Hobo with a Shotgun is a film in the tradition of those ridiculous 70s exploitation films. But unlike most grindhouse films, Hobo with a Shotgun is actually a lot of fun. Starring Rutger Hauer as the titular hobo, the movie screened at this week’s uber popular SXSW film fest in Austin to sold-out theatres. The response was overwhelming, and luckily for those not attending SXSW this entertaining genre film gets a theatrical release this spring.
Once you get past the fact that the protagonist of this film is a homeless bum, this movie kind of grows on you. Hauer plays the good-hearted but probably crazy hobo who goes homicidal. He rides the rails (in this great vintaged feeling opening sequence with the open-air train car and the cheesy music) into a town gone wrong. It’s just about the most corrupt town in the world, with dirty cops, a sadistic kingpin named the Drake killing and torturing whoever he wants, and two of his crazy sons burning school buses (with children in them). There is also, of course, the prostitute with the heart of gold, and an old pawn shop with the lawn mower of his dreams.
The Hobo at first tries to ignore all the corruption and craziness around him. When he finally stands up to the Drake’s psychotic son Slick and rescues the vulnerable prostitute named Abby from his evil clutches, things really start going to hell in a handcart (or a shopping cart). After getting carved up (literally), the hobo finds succor in the gentle administrations of Abby. He takes his life savings (a sock of change) and goes to the local pawn shop to buy the lawn mower he saw in the window, a lawn mower that will allow him to start his own mowing business. But when he gets to the pawn shop the town’s crime drives him to the edge, and over it. Instead of the mower, he buys a shotgun. And with that shotgun he goes on a killing spree, cleaning up the town in his own way.
Hobo with a Shotgun started as a fake grindhouse movie trailer. It won a contest promoting Robert Rodriguez’s and Quentin Tarantino’s Grindhouse movie and earned a place among other fake trailers run at the beginning of that film. Then director Jason Eisener had the opportunity to take his brain child and make it into a feature-length film, and what’s more, he got his top-choice actor (Hauer) to fill the main role. Written by John Davies, the storyline and dialogue are what you would expect from this kind of film. They’ve taken a trailer about a hobo on a death rampage and made it into an hour and a half length film. What’s more amazing, it’s not that bad.

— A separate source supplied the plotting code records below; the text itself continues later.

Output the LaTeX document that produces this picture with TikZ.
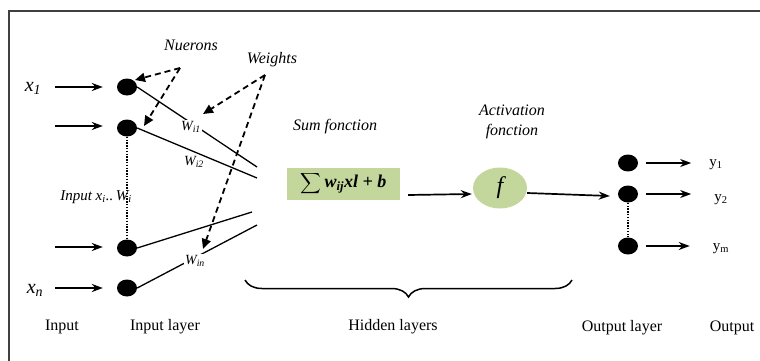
\documentclass[tikz,border=0pt]{standalone}
\usepackage{amsmath}
\usepackage{fontspec}
\setmainfont{Liberation Serif}
\usetikzlibrary{shapes.geometric,arrows.meta,decorations.pathreplacing}
\definecolor{boxgreen}{HTML}{C3D69B}
\begin{document}
\begin{tikzpicture}[x=1pt,y=-1pt,
 neuron/.style={ellipse,fill=black,minimum width=20pt,minimum height=17pt,inner sep=0pt},
 arr/.style={-{Stealth[length=11pt,width=8pt]},line width=1.7pt},
 darr/.style={line width=1.8pt,dash pattern=on 6pt off 4pt,-{Triangle[length=10pt,width=9pt]}},
 wire/.style={line width=1.3pt},
 dots/.style={line width=2.4pt,dash pattern=on 1.4pt off 1.4pt},
 lbl/.style={font=\fontsize{16}{18}\selectfont,inner sep=0pt},
 ilbl/.style={font=\fontsize{16}{18}\selectfont\itshape,inner sep=0pt},
 wlbl/.style={font=\fontsize{14}{16}\selectfont\itshape,fill=white,inner sep=1pt},
 xlbl/.style={font=\fontsize{20}{22}\selectfont\itshape,inner sep=0pt},
 ylbl/.style={font=\fontsize{15}{17}\selectfont,inner sep=0pt},
 greenbox/.style={fill=boxgreen,minimum width=113pt,minimum height=32pt,inner sep=0pt}
]
\useasboundingbox (0,0) rectangle (760,361);
\draw[line width=1.6pt,black!75] (9,361) -- (9,11) -- (760,11);

% input neurons
\node[neuron] (n1) at (127,87) {};
\node[neuron] (n2) at (127,128) {};
\node[neuron] (n3) at (127,248) {};
\node[neuron] (n4) at (127,288) {};

% inputs
\coordinate (a1) at (55,87);
\coordinate (a2) at (55,126);
\coordinate (a3) at (55,247);
\coordinate (a4) at (55,288);
\draw[arr,shorten >=14pt] (a1) -- (n1.west |- a1);
\draw[arr,shorten >=14pt] (a2) -- (n2.west |- a2);
\draw[arr,shorten >=14pt] (a3) -- (n3.west |- a3);
\draw[arr,shorten >=14pt] (a4) -- (n4.west |- a4);
\node[xlbl] (x1) at (33,88) {x\textsubscript{\itshape 1}};
\node[xlbl] (xn) at (35,290) {x\textsubscript{\itshape n}};

\draw[dots] (n2.south) -- (n3.north);
\node[ilbl,font=\fontsize{15}{17}\selectfont\itshape] (inx) at (96,197) {Input x\textsubscript{i}..\,W\textsubscript{i}};

% weighted wires
\coordinate (w1) at (257,167);
\coordinate (w2) at (257,178);
\coordinate (w3) at (252,212);
\coordinate (w4) at (257,225);
\draw[wire] (n1.east) -- (w1);
\draw[wire] (n2.east) -- (w2);
\draw[wire] (n3.east) -- (w3);
\draw[wire] (n4.east) -- (w4);
\node[wlbl] (wi1) at (191,127) {W\textsubscript{i1}};
\node[wlbl,fill=none] (wi2) at (194,162) {W\textsubscript{i2}};
\node[wlbl] (win) at (195,261) {W\textsubscript{in}};

% annotations
\node[ilbl] (nue) at (191,45) {Nuerons};
\node[ilbl] (wei) at (272,60) {Weights};
\coordinate (nap) at (180,68);
\coordinate (wap) at (265,75);
\coordinate (t1) at (135,80);
\coordinate (t2) at (144,126);
\coordinate (t3) at (203,114);
\coordinate (t4) at (203,249);
\draw[darr] (nap) -- (t1);
\draw[darr] (nap) -- (t2);
\draw[darr] (wap) -- (t3);
\draw[darr] (wap) -- (t4);

% hidden layer
\node[ilbl] (sumf) at (335,127) {Sum fonction};
\node[ilbl,align=center,font=\fontsize{16}{20}\selectfont\itshape] (actf) at (512,122) {Activation\\fonction};
\node[greenbox,font=\fontsize{18}{20}\selectfont] (sum) at (343.5,184) {{\fontsize{15}{17}\selectfont$\displaystyle\sum$}\,\bfseries\itshape w\textsubscript{ij}xl + b};
\node[ellipse,fill=boxgreen,minimum width=54pt,minimum height=41pt,inner sep=0pt,font=\fontsize{24}{26}\selectfont\itshape] (f) at (500,188) {f};
\draw[arr] ([xshift=8pt,yshift=-11pt]sum.east) -- ([xshift=-1pt,yshift=-6pt]f.west);

% output neurons
\node[neuron] (o1) at (628,163) {};
\node[neuron] (o2) at (628,194) {};
\node[neuron] (o3) at (628,246) {};
\draw[arr] ([yshift=-5pt]f.east) -- ([xshift=-8pt,yshift=-2pt]o2.west);
\draw[dots] (o2.south) -- (o3.north);
\node[ylbl] (y1) at (716,165) {y\textsubscript{1}};
\node[ylbl] (y2) at (721,200) {y\textsubscript{2}};
\node[ylbl] (ym) at (721,249) {y\textsubscript{m}};
\draw[arr,shorten <=8pt] (o1.east) -- ([xshift=-18pt]y1.west |- o1);
\draw[arr,shorten <=8pt] (o2.east) -- ([xshift=-23pt]y2.west |- o2);
\draw[arr,shorten <=8pt] (o3.east) -- ([xshift=-23pt]ym.west |- o3);

% brace
\coordinate (b1) at (245,280);
\coordinate (b2) at (572,280);
\draw[line width=1.5pt,decorate,decoration={brace,mirror,amplitude=17pt}] (b1) -- (b2);

% bottom labels
\node[lbl] (lin) at (62,327) {Input};
\node[lbl] (lil) at (165,327) {Input layer};
\node[lbl] (lhl) at (393,327) {Hidden layers};
\node[lbl] (lol) at (622,328) {Output layer};
\node[lbl] (lo) at (732,328) {Output};
\end{tikzpicture}
\end{document}
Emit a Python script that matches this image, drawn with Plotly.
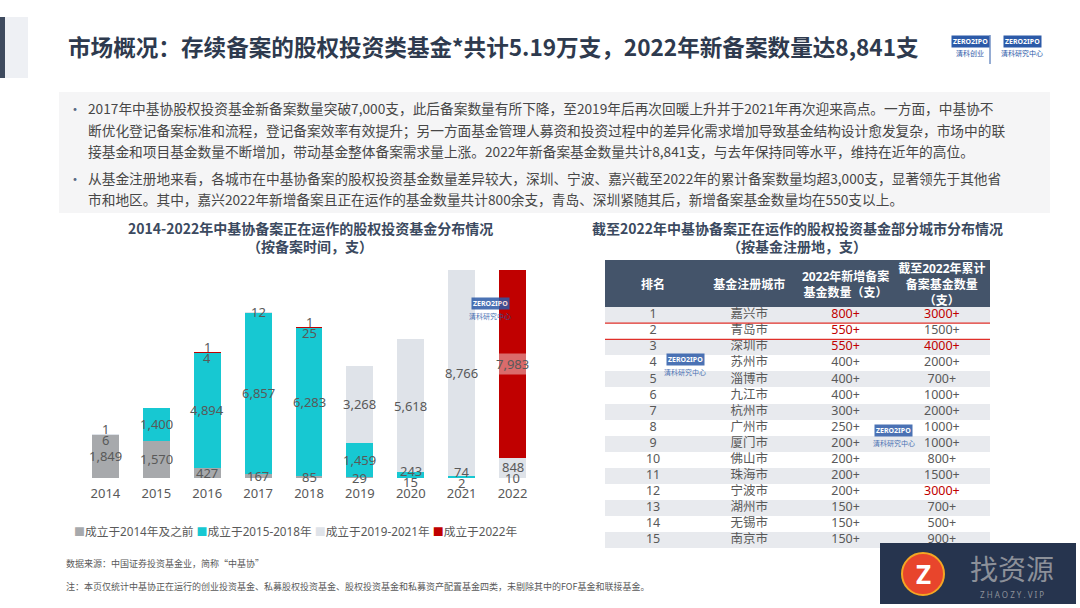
import plotly.graph_objects as go

W, H = 1080, 608
def px(x): return x / W
def py(y): return 1 - y / H

# ---------------- data ----------------
years = ['2014', '2015', '2016', '2017', '2018', '2019', '2020', '2021', '2022']
series_names = ['成立于2014年及之前', '成立于2015-2018年', '成立于2019-2021年', '成立于2022年']
s_pre2014 = [1849, 1570, 427, 167, 85, 29, 15, 2, 10]
s_2015_2018 = [6, 1400, 4894, 6857, 6283, 1459, 243, 74, None]
s_2019_2021 = [1, None, 4, 12, 25, 3268, 5618, 8766, 848]
s_2022 = [None, None, 1, None, 1, None, None, None, 7983]

rank = ['1', '2', '3', '4', '5', '6', '7', '8', '9', '10', '11', '12', '13', '14', '15']
cities = ['嘉兴市', '青岛市', '深圳市', '苏州市', '淄博市', '九江市', '杭州市', '广州市',
          '厦门市', '佛山市', '珠海市', '宁波市', '湖州市', '无锡市', '南京市']
new_2022 = [800, 550, 550, 400, 400, 400, 300, 250, 200, 200, 200, 200, 150, 150, 150]
cum_2022 = [3000, 1500, 4000, 2000, 700, 1000, 2000, 1000, 1000, 800, 1500, 3000, 700, 500, 900]
table_header = ['排名', '基金注册城市', '2022年新增备案<br>基金数量（支）', '截至2022年累计<br>备案基金数量<br>（支）']
highlight_rank = '2'

title = '市场概况：存续备案的股权投资类基金*共计5.19万支，2022年新备案数量达8,841支'
bullets = [
    ['2017年中基协股权投资基金新备案数量突破7,000支，此后备案数量有所下降，至2019年后再次回暖上升并于2021年再次迎来高点。一方面，中基协不',
     '断优化登记备案标准和流程，登记备案效率有效提升；另一方面基金管理人募资和投资过程中的差异化需求增加导致基金结构设计愈发复杂，市场中的联',
     '接基金和项目基金数量不断增加，带动基金整体备案需求量上涨。2022年新备案基金数量共计8,841支，与去年保持同等水平，维持在近年的高位。'],
    ['从基金注册地来看，各城市在中基协备案的股权投资基金数量差异较大，深圳、宁波、嘉兴截至2022年的累计备案数量均超3,000支，显著领先于其他省',
     '市和地区。其中，嘉兴2022年新增备案且正在运作的基金数量共计800余支，青岛、深圳紧随其后，新增备案基金数量均在550支以上。'],
]
left_title = ['2014-2022年中基协备案正在运作的股权投资基金分布情况', '（按备案时间，支）']
right_title = ['截至2022年中基协备案正在运作的股权投资基金部分城市分布情况', '（按基金注册地，支）']
source_note = '数据来源：中国证券投资基金业，简称“中基协”'
foot_note = '注：本页仅统计中基协正在运行的创业投资基金、私募股权投资基金、股权投资基金和私募资产配置基金四类，未剔除其中的FOF基金和联接基金。'

# ---------------- styles ----------------
FONT = 'Noto Sans, Noto Sans CJK SC, sans-serif'
CJK = 'Noto Sans CJK SC, sans-serif'
TXT = '#595959'
BODY = '#474747'
NAVY = '#3B4A60'
RED = '#C00000'
colors = ['#A7A9AC', '#17C8D2', '#DFE3E9', '#C00000']
series = [s_pre2014, s_2015_2018, s_2019_2021, s_2022]

# bar plot geometry (pixels)
PLOT_L, PLOT_R, PLOT_B, PLOT_T = 80, 538, 478, 254
YMAX = 9500
px_per_unit = (PLOT_B - PLOT_T) / YMAX

fig = go.Figure()
for name, vals, col in zip(series_names, series, colors):
    fig.add_trace(go.Bar(
        x=years, y=vals, name=name,
        marker=dict(color=col, line=dict(width=0)),
        hoverinfo='skip', cliponaxis=False, showlegend=False,
    ))

# data labels: centred on each segment, nudged apart when they collide
annotations = []
MIN_GAP = 11
for i, yr in enumerate(years):
    labels = []
    base = 0
    for k, vals in enumerate(series):
        v = vals[i]
        if v is None:
            continue
        labels.append({'k': k, 'y': base + v / 2, 'v': v, 'pix': (base + v / 2) * px_per_unit})
        base += v
    pos = [l['pix'] for l in labels]
    for _ in range(50):
        moved = False
        for j in range(len(pos) - 1):
            if pos[j + 1] - pos[j] < MIN_GAP - 1e-6:
                mid = (pos[j] + pos[j + 1]) / 2
                pos[j] = mid - MIN_GAP / 2
                pos[j + 1] = mid + MIN_GAP / 2
                moved = True
        if not moved:
            break
    for l, p in zip(labels, pos):
        big_red = l['k'] == 3 and l['v'] >= 1000
        annotations.append(dict(
            x=i, y=l['y'], xref='x', yref='y', text=f"{l['v']:,}",
            yshift=p - l['pix'], showarrow=False, xanchor='center', yanchor='middle',
            font=dict(family=FONT, size=13, color=TXT),
            bgcolor='rgba(255,255,255,0.42)' if big_red else None,
            borderpad=1,
        ))

# ---------------- table (drawn on its own axes) ----------------
TAB_L, TAB_R, TAB_T, TAB_B = 605, 990, 260, 548
HDR_H, ROW_H = 47, 16
n_rows = len(rank)
hdr_units = HDR_H / ROW_H
row_y = [r + 0.5 for r in range(n_rows)]
row_fill = ['#E8EAEE' if r % 2 == 0 else '#FFFFFF' for r in range(n_rows)]

fig.add_trace(go.Bar(
    orientation='h', xaxis='x2', yaxis='y2',
    y=[-hdr_units / 2] + row_y, x=[4] * (n_rows + 1),
    width=[hdr_units] + [1] * n_rows,
    marker=dict(color=['#44546A'] + row_fill, line=dict(width=0)),
    hoverinfo='skip', showlegend=False,
))

hdr_txt = ['<br>'.join(f'<b>{p}</b>' for p in h.split('<br>')) for h in table_header]
fig.add_trace(go.Scatter(
    xaxis='x2', yaxis='y2', mode='text',
    x=[c + 0.5 for c in range(4)], y=[-hdr_units / 2 + 0.15] * 4, text=hdr_txt,
    textposition='middle center', textfont=dict(family=FONT, size=12, color='white'),
    hoverinfo='skip', showlegend=False, cliponaxis=False,
))

new_txt = [f'{v}+' for v in new_2022]
cum_txt = [f'{v}+' for v in cum_2022]
new_col = [RED if v >= 550 else TXT for v in new_2022]
cum_col = [RED if v >= 3000 else TXT for v in cum_2022]
for c, (vals, cols) in enumerate([(rank, [TXT] * n_rows), (cities, [TXT] * n_rows),
                                  (new_txt, new_col), (cum_txt, cum_col)]):
    fig.add_trace(go.Scatter(
        xaxis='x2', yaxis='y2', mode='text',
        x=[c + 0.5] * n_rows, y=row_y, text=vals,
        textposition='middle center', textfont=dict(family=FONT, size=12.5, color=cols),
        hoverinfo='skip', showlegend=False, cliponaxis=False,
    ))

# ---------------- layout ----------------
fig.update_layout(
    width=W, height=H, margin=dict(l=0, r=0, t=0, b=0, autoexpand=False),
    paper_bgcolor='white', plot_bgcolor='rgba(0,0,0,0)',
    barmode='stack', bargap=0.47,
    font=dict(family=FONT, color=TXT),
    showlegend=False,
    xaxis=dict(domain=[px(PLOT_L), px(PLOT_R)], type='category', range=[-0.5, len(years) - 0.5],
               showgrid=False, showline=False, zeroline=False, ticks='', automargin=False,
               ticklabelstandoff=6,
               tickfont=dict(family=FONT, size=13, color=TXT), fixedrange=True),
    yaxis=dict(domain=[py(PLOT_B), py(PLOT_T)], range=[0, YMAX], visible=False, automargin=False,
               fixedrange=True),
    xaxis2=dict(domain=[px(TAB_L), px(TAB_R)], range=[0, 4], visible=False, anchor='y2',
                automargin=False, fixedrange=True),
    yaxis2=dict(domain=[py(TAB_B), py(TAB_T)], range=[n_rows, -hdr_units], visible=False,
                anchor='x2', automargin=False, fixedrange=True),
)

hl = rank.index(highlight_rank)
shapes = [
    dict(type='rect', xref='paper', yref='paper', x0=0, x1=px(5), y0=py(78), y1=py(17),
         fillcolor='#3E4A5E', line=dict(width=0), layer='below'),
    dict(type='rect', xref='paper', yref='paper', x0=px(5), x1=px(28), y0=py(78), y1=py(17),
         fillcolor='#EEF0F4', line=dict(width=0), layer='below'),
    dict(type='rect', xref='paper', yref='paper', x0=px(59), x1=px(1050), y0=py(213), y1=py(92),
         fillcolor='#F5F5F6', line=dict(width=0), layer='below'),
    # highlight row of the table
    dict(type='rect', xref='x2', yref='y2', x0=-0.01, x1=4.01, y0=hl, y1=hl + 1,
         line=dict(color='#E0302A', width=1.2), fillcolor='rgba(0,0,0,0)', layer='above'),
    # logo separator
    dict(type='line', xref='paper', yref='paper', x0=px(990), x1=px(990), y0=py(64), y1=py(35),
         line=dict(color='#2C5AA8', width=1)),
    # watermark box
    dict(type='rect', xref='paper', yref='paper', x0=px(880), x1=px(1076), y0=py(604), y1=py(543),
         fillcolor='#26344E', line=dict(width=0), layer='above'),
    dict(type='circle', xref='paper', yref='paper', x0=px(902), x1=px(944), y0=py(595), y1=py(553),
         fillcolor='#E8452C', line=dict(color='#F4A623', width=2), layer='above'),
]

def note(x, y, text, size, color=TXT, bold=False, anchor='left', family=CJK, **kw):
    t = f'<b>{text}</b>' if bold else text
    d = dict(x=px(x), y=py(y), xref='paper', yref='paper', text=t, showarrow=False,
             xanchor=anchor, yanchor='middle', font=dict(family=family, size=size, color=color))
    d.update(kw)
    annotations.append(d)

note(66, 47, title, 22.6, color='#2E3A4E', bold=True)

line_y = [[108, 130, 151], [178, 199]]
for paras, ys in zip(bullets, line_y):
    note(75, ys[0], '•', 14, color='#5A6B85', anchor='center')
    for txt, yy in zip(paras, ys):
        note(86, yy, txt, 13.7, color=BODY)

note(310, 228, left_title[0], 14, color=NAVY, bold=True, anchor='center')
note(310, 246, left_title[1], 14, color=NAVY, bold=True, anchor='center')
note(797, 228, right_title[0], 14, color=NAVY, bold=True, anchor='center')
note(797, 246, right_title[1], 14, color=NAVY, bold=True, anchor='center')

# legend (compact, one line)
legend_html = ' '.join(f'<span style="color:{c};font-size:11px">■</span>{n}'
                       for n, c in zip(series_names, colors))
note(72, 531, legend_html, 11.7, family=FONT)

note(64, 563, source_note, 9)
note(64, 586, foot_note, 9)

# logos (top right)
note(970, 41, '<b>ZERO2IPO</b>', 7, color='white', anchor='center', family=FONT, bgcolor='#2C5AA8', borderpad=1)
note(970, 53, '清科创业', 7, color='#2C5AA8', anchor='center')
note(1022, 41, '<b>ZERO2IPO</b>', 7, color='white', anchor='center', family=FONT, bgcolor='#2C5AA8', borderpad=1)
note(1022, 53, '清科研究中心', 7, color='#2C5AA8', anchor='center')

# faint watermarks in chart and table
for (wx, wy) in [(490, 303), (685, 359), (894, 430)]:
    note(wx, wy, '<b>ZERO2IPO</b>', 7, color='white', anchor='center', family=FONT,
         bgcolor='#2C5AA8', borderpad=1, opacity=0.85)
    note(wx, wy + 13, '清科研究中心', 7, color='#2C5AA8', anchor='center', opacity=0.85)

# watermark text
note(923, 574, '<b>Z</b>', 26, color='white', anchor='center', family=FONT)
note(1012, 568, '找资源', 28, color='#8C9099', anchor='center')
note(1012, 594, 'Z H A O Z Y . V I P', 8, color='#8C9099', anchor='center', family=FONT)

fig.update_layout(annotations=annotations, shapes=shapes)
fig.write_html('out.html', config={'displayModeBar': False},
               post_script="document.body.style.margin='0';")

I’m not a fan of grindhouse movies, and most of the grindhouse films of today are just silly, low-budget vehicles for gratuitous violence, bad dialogue, and plenty of tits and ass. What worked in Hobo with a Shotgun that doesn’t in most of these modern genre films is the humor. I’m not sure the humor was planned, but it’s there. The fact that Hauer’s character delivers grandiose and ridiculous statements with complete deadpan or touching sensitivity just makes for some really funny moments. Also, the gratuitous violence was there, but I didn’t feel the female exploitation was as bad as in some of Rodriguez’s stuff. Maybe it was Hauer’s acting mastery that made Hobo with a Shotgun a cut above other films of its kind. Hauer made a crazy bum likeable, which is a feat in and of itself. He delivers his dialogue with an insane kind of earnestness, and it just comes across as wildly amusing.
The other actors, attempting to capture the typical grindhouse feel with purposefully (we hope) bad acting, made the film fun to watch. With plenty of histrionics and poor timing Gregory Smith, Molly Dunsworth and Brian Downey sucked it up on camera in a good way.
Interestingly, another one of the fake trailers attached to Grindhouse was recently made into a feature-length film. Some of you may remember Machete when it came out in theatres; a prime example of an homage to the 70s exploitation film genre gone wrong. Rodriguez simply went too far, and took his film too seriously. Eisener’s film has the excess and the silliness, but it feels more like it’s poking fun at the genre (in a friendly way) then trying to pay homage to it. Don’t forget, movie-goers, that this film is still basically a grindhouse movie, so expect lots of carnage, gore, ridiculous scenarios and over-the-top bad dialogue. But in a somewhat refreshing difference, also expect plenty of funny moments and a note-worthy performance from Hauer.
Hobo With A Shotgun is a film in the tradition of 70s exploitation films. But unlike most grindhouse films, this one is actually awesome.